People readily attribute meaning to what they see, even for highly novel objects, such as abstract art, inventions, impossible objects (e.g., Escher figures), and highly visually impoverished objects (e.g., when obscured through fog) (Voss, et al., 2010; Schendan, et al., 2009). Bottom-up processing along the ventral visual stream supports cognition with highly familiar, canonical, and prototypical objects, but fails with novel, unfamiliar or highly impoverished objects. Perceptual hypothesis testing theories, such as the multiple-state interactive account (Schendan & Ganis, 2015), propose that top-down processes from higher order processing areas (e.g., frontoparietal cortex) modulate lower order processing (e.g., occipitoemporal cortex), but detailed neural mechanisms are largely unknown. This project uses human brain imaging, especially electroencephalography, to determine these mechanisms. Findings will explain how people make decisions and remember even when current experience differs widely from the past and reveals limits of generalization by examining perceptually-specific neural responses.

The role of response inhibition and response conflict in deception Giorgio Ganis, Patric Bach

"Deception is defined as an attempt to convince someone else of something the prevaricator believes to be untrue. Much research on deception has focused on the idea that telling a lie results both in response conflict and in the inhibition of the corresponding truthful response. Initial electrophysiological findings were consistent with this idea, but they did not distinguish between response conflict and inhibition. More importantly, they were contaminated by serious experimental confounds. This project will use cognitive neuroscience methods (brain sensing and brain stimulation) and theories to investigate the timecourse of response conflict and inhibition during deceptive interactions. Furthermore, it will develop ecologically valid paradigms and novel analysis techniques to enable the use of this information to optimize deception detection methods."

Early stages of vision  William Simpson

The most fundamental process in vision is one of detection: Is something there or not? Studies of visual detection have revealed much about the early stages of vision. An important tool in understanding detection is noise--random variations in the image. Noise allows us to compare a real observer to an ideal one. An ideal observer will form a template of the pattern to be detected, and will compare the image on the screen to that. The recently developed method of Classification Images allows us to see this template used by real observers. Machine Learning techniques can also be used to do this. Mammography is a real world domain where the radiologist attempts to detect a signal (lesion) in noisy images.
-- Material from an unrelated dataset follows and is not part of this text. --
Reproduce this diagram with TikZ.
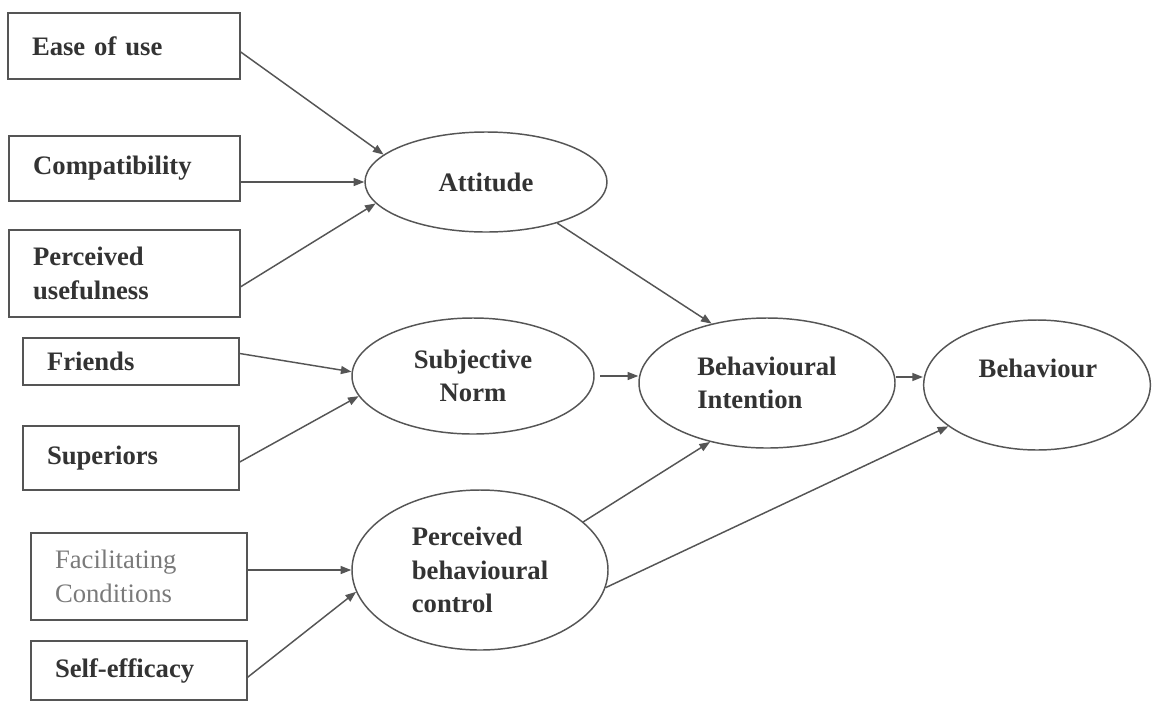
\documentclass[tikz,border=0pt]{standalone}
\usepackage{fontspec}
\setmainfont{Liberation Serif}
\usetikzlibrary{shapes.geometric,arrows.meta,calc}
\definecolor{ink}{HTML}{333333}
\definecolor{edge}{HTML}{555555}
\definecolor{soft}{HTML}{7A7A7A}
\begin{document}
\begin{tikzpicture}[x=0.75pt,y=-0.75pt,
  every node/.style={font=\fontsize{20pt}{25pt}\selectfont\bfseries, text=ink},
  factor/.style={draw=edge, line width=1.1pt, rectangle, inner xsep=18pt, inner ysep=0pt, align=left},
  construct/.style={draw=edge, line width=1.1pt, ellipse, inner sep=0pt, align=left},
  arr/.style={draw=edge, line width=1.1pt, -{Triangle[length=8pt,width=6pt]}}]
\useasboundingbox (0,0) rectangle (1153,701);
\fill[white] (0,0) rectangle (1153,701);

% left factor boxes
\node[factor, minimum width=174pt, minimum height=49.5pt, text width=138pt] (ease) at (124,46) {Ease of use};
\node[factor, minimum width=173pt, minimum height=49pt, text width=137pt] (compat) at (124.5,168.5) {Compatibility};
\node[factor, minimum width=173pt, minimum height=65pt, text width=137pt] (pu) at (124.5,273.5) {Perceived\\usefulness};
\node[factor, minimum width=162pt, minimum height=35pt, text width=126pt] (friends) at (131,361.5) {\raisebox{-4pt}{Friends}};
\node[factor, minimum width=162pt, minimum height=48pt, text width=126pt] (sup) at (131,458) {Superiors};
\node[factor, minimum width=160.5pt, minimum height=65pt, text width=126pt, font=\fontsize{20pt}{25pt}\selectfont\mdseries, text=soft] (fc) at (139,576.5) {Facilitating\\Conditions};
\node[factor, minimum width=160.5pt, minimum height=44pt, text width=126pt] (se) at (139,670.5) {Self-efficacy};

% constructs
\node[construct, minimum width=181.5pt, minimum height=75pt] (att) at (486,182) {Attitude};
\node[construct, minimum width=181.5pt, minimum height=87pt, align=center] (sn) at (473,376) {Subjective\\Norm};
\node[construct, minimum width=192pt, minimum height=97.5pt] (bi) at (767,383) {Behavioural\\Intention};
\node[construct, minimum width=170pt, minimum height=97.5pt] (beh) at (1037,385) {};
\node (behtext) at (1038,368) {Behaviour};
\node[construct, minimum width=192pt, minimum height=120pt] (pbc) at (480,570) {Perceived\\behavioural\\control};

% connectors
\draw[arr] ([yshift=-4.5pt]ease.east) -- (att.165);
\draw[arr] (compat.east |- att.west) -- (att.west);
\draw[arr] ([yshift=-10pt]pu.east) -- (att.191);
\draw[arr] ([yshift=6pt]friends.east) -- (sn.178);
\draw[arr] ([yshift=-3pt]sup.east) -- (sn.190);
\draw[arr] (fc.east |- pbc.west) -- (pbc.west);
\draw[arr] ([yshift=-5pt]se.east) -- (pbc.190);
\draw[arr] (att.-30) -- (bi.133);
\draw[arr, shorten <=4pt] (sn.east) -- (bi.west |- sn.east);
\draw[arr] (pbc.25) -- (bi.226);
\draw[arr] ([yshift=4.5pt]bi.east) -- ([yshift=6pt]beh.west);
\draw[arr] (pbc.352) -- (beh.205);
\end{tikzpicture}
\end{document}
Classification Images can help show how these expert observers perform a detection task. Functional Near Infrared Spectroscopy is a relatively new way to measure brain activity, and this can also be used as a tool in studying visual detection processes. The supervisor of this project has radiologist collaborators at Derriford Hospital.

Indecision-making   Chris Harris

In cognitive psychology, our understanding of human decision-making is based mostly on two-alternative forced choice experiments (2AFC), where a participant must choose between two mutually exclusive alternatives. The ‘rational’ decision is to choose the alternative with the higher value or (subjective) utility. There is accumulating evidence that this is a very narrow and artificial interpretation of decision-making. This PhD project is to explore a completely different approach to decision-making, and even to question whether decisions are really made at all. It is well-known that there is a trade-off between speed and accuracy of responses, and we have shown that there is an optimal time to respond with higher valued choices being responded to more quickly. Thus, 2AFC experiments map onto the time-domain in an ordered sequence. Our previous and current experiments clearly show that participants respond in a way that maximises their rate of reward. A logical consequence of this mapping is that more than one choice can be pursued simultaneously (i.e. in parallel). The fundamental question to be addressed is how do we cope with this much richer space of alternatives and is the concept of ‘rationality’ obsolete.